Hemos de aceptarlo con deportividad: a la política española (e incluyo naturalmente –hasta extremos hilarantes– la catalana) el magnicidio le viene grande. No da la talla para una palabra tan estupenda. Al propio Franco, con cuyo magnicidio se soñó tantas veces, le hubiera sobrado por todos lados. Aún me río al recordar el uniformito de Franco que vi en un museo militar: parecía un traje de primera comunión.

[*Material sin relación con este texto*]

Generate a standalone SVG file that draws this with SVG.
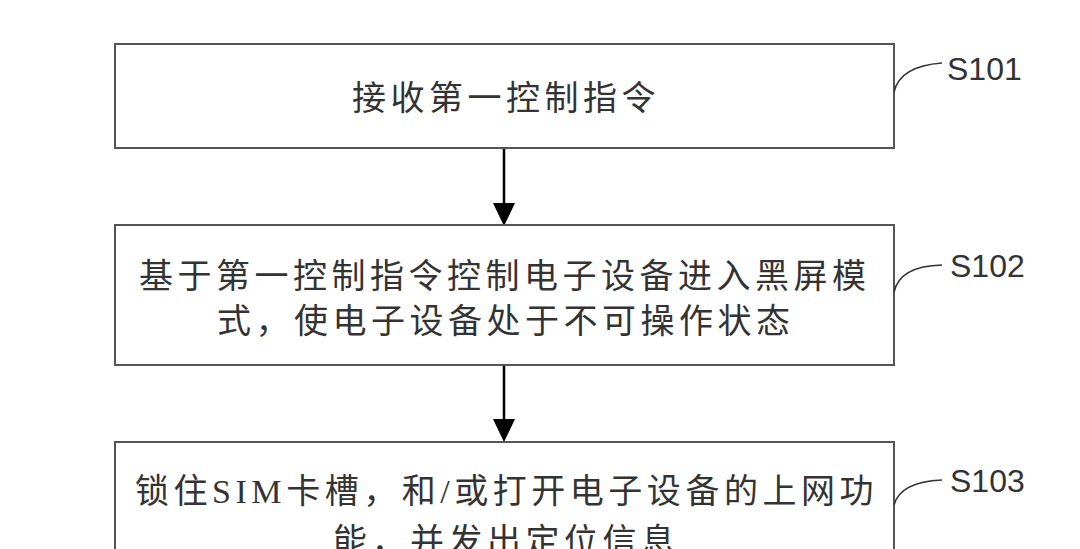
<svg xmlns="http://www.w3.org/2000/svg" width="1080" height="549" viewBox="0 0 1080 549">
<style>
.box{fill:#fff;stroke:#555;stroke-width:2}
.t{font-family:"Noto Sans CJK SC","Noto Sans",sans-serif;font-size:34px;fill:#333;letter-spacing:4.5px}
.lat{font-family:"Liberation Serif",serif}
.lbl{font-family:"Liberation Sans",Arial,sans-serif;font-size:32px;fill:#333}
.lead{fill:none;stroke:#333;stroke-width:1.6}
.arr{stroke:#000;stroke-width:2.5;fill:none}
</style>
<rect width="1080" height="549" fill="#fff"/>
<g id="connectors">
<line class="arr" x1="504" y1="148" x2="504" y2="206"/>
<path d="M493,203 L515,203 L504,226 Z" fill="#000"/>
<line class="arr" x1="504" y1="365" x2="504" y2="422"/>
<path d="M493,419 L515,419 L504,442 Z" fill="#000"/>
</g>
<g id="S101">
<rect class="box" x="115" y="44" width="779" height="104"/>
<text class="t" x="352" y="110">接收第一控制指令</text>
<path class="lead" d="M894,92 Q900,66 942,63"/>
<text class="lbl" x="947" y="80">S101</text>
</g>
<g id="S102">
<rect class="box" x="115" y="225" width="779" height="140"/>
<text class="t" x="139" y="288">基于第一控制指令控制电子设备进入黑屏模</text>
<text class="t" x="217" y="333">式，使电子设备处于不可操作状态</text>
<path class="lead" d="M894,292 Q900,266 942,265"/>
<text class="lbl" x="950" y="277">S102</text>
</g>
<g id="S103">
<rect class="box" x="115" y="442" width="779" height="130"/>
<text class="t" x="135" y="503" textLength="743" lengthAdjust="spacing">锁住<tspan class="lat">SIM</tspan>卡槽，和<tspan class="lat">/</tspan>或打开电子设备的上网功</text>
<text class="t" x="333" y="553">能，并发出定位信息</text>
<path class="lead" d="M894,505 Q900,482 942,480"/>
<text class="lbl" x="950" y="492">S103</text>
</g>
</svg>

Hace unos años una amiga mía muy joven, militante del antifranquismo juvenil, se quedó consternada al ver por primera vez un vídeo del dictador y oír su vocecilla. No es que exculpara entonces su dictadura, sino que se sintió empequeñecida por haberle dedicado tanto ardor a un tío tan pequeño. Esperaba encontrarse un ogro y se encontró con la ridiculez del mal.

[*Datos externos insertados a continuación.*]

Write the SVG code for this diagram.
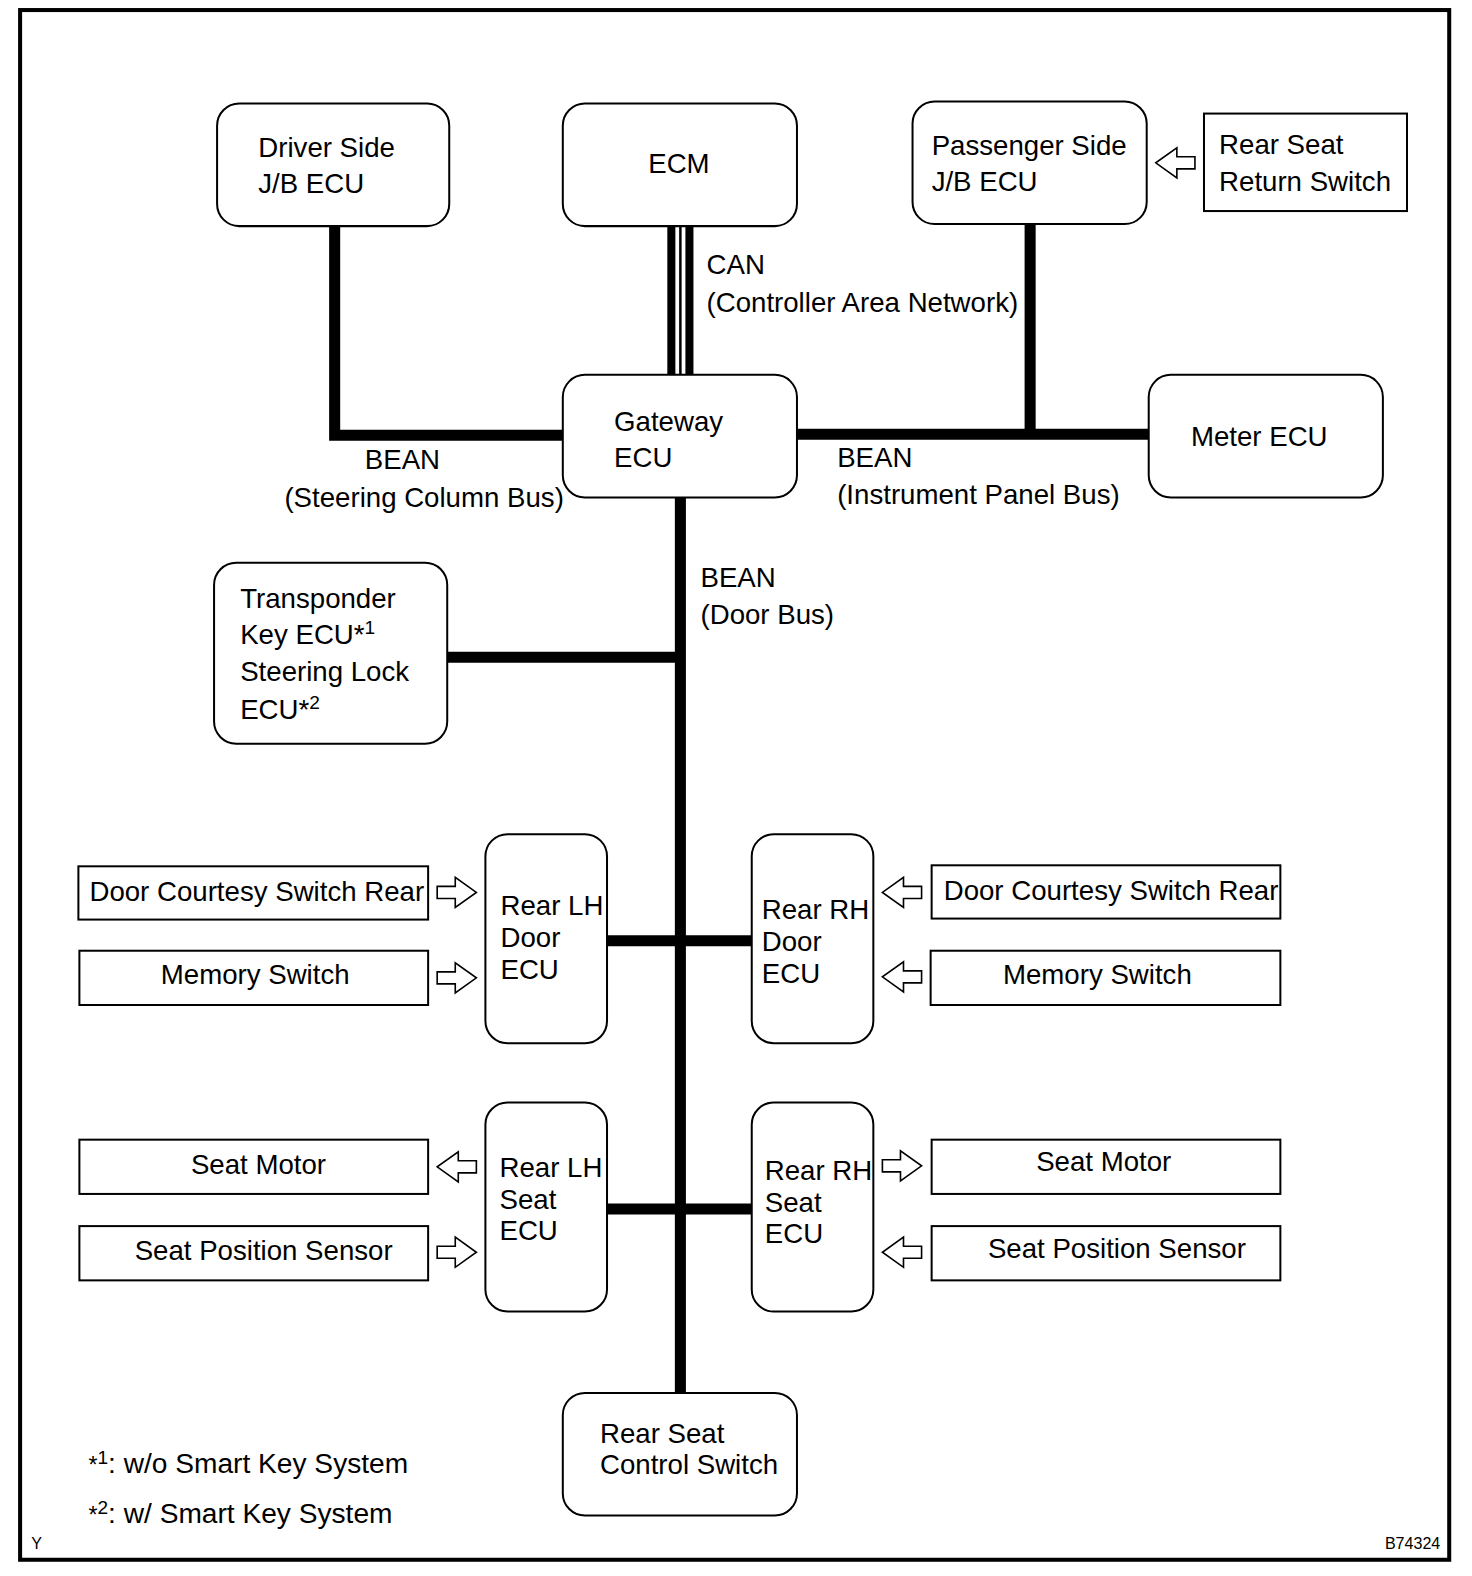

Pero el que con nuestros políticos solo cupiese el pequeñicidio no quiere decir que se lo merezcan: ningún ser humano merece ser asesinado, por pequeño que sea. Esta precisión hubiese sido innecesaria hace no mucho. En estos tiempos embrutecidos, sin embargo, hay que pagar el peaje, melancólicamente. Se presupone que el chistoso está deseando que se cumplan sus chistes, incluso los negros.
Curiosamente, los que más escandalera han armado con el magnicidio fracasado del presidente Sánchez (fracasado en un grado anterior a su intento) son los que hace una semana mostraban simpatía no ya por Otegi, sino por el Carnicero de Mondragón y el muy hospitalario pueblo proetarra de Alsasua. La sobreactuación histérica ante un asesino falso acaso pretende perfumar el pestazo de los achuchones con asesinos verdaderos. Y demuestra que para muchos el límite no lo marca la ética, ni los derechos humanos, sino solo la ideología.
En cuanto al magnicida en cuestión: era más pequeño aún que el pequeñicidio que le hubiese salido. De francotirador tenía su franquismo, no la puntería. Dice que se envalentonó para ver si ligaba con una de Vox, que fue la que lo denunció a los Mossos. (Hasta para meterla falló el tiro). Sus proclamas, por lo demás, eran de una estupidez considerable. Exactamente igual que las de los terroristas a los que había que escuchar y tomarse en serio. Solo que estos llevaron su estupidez hasta el crimen.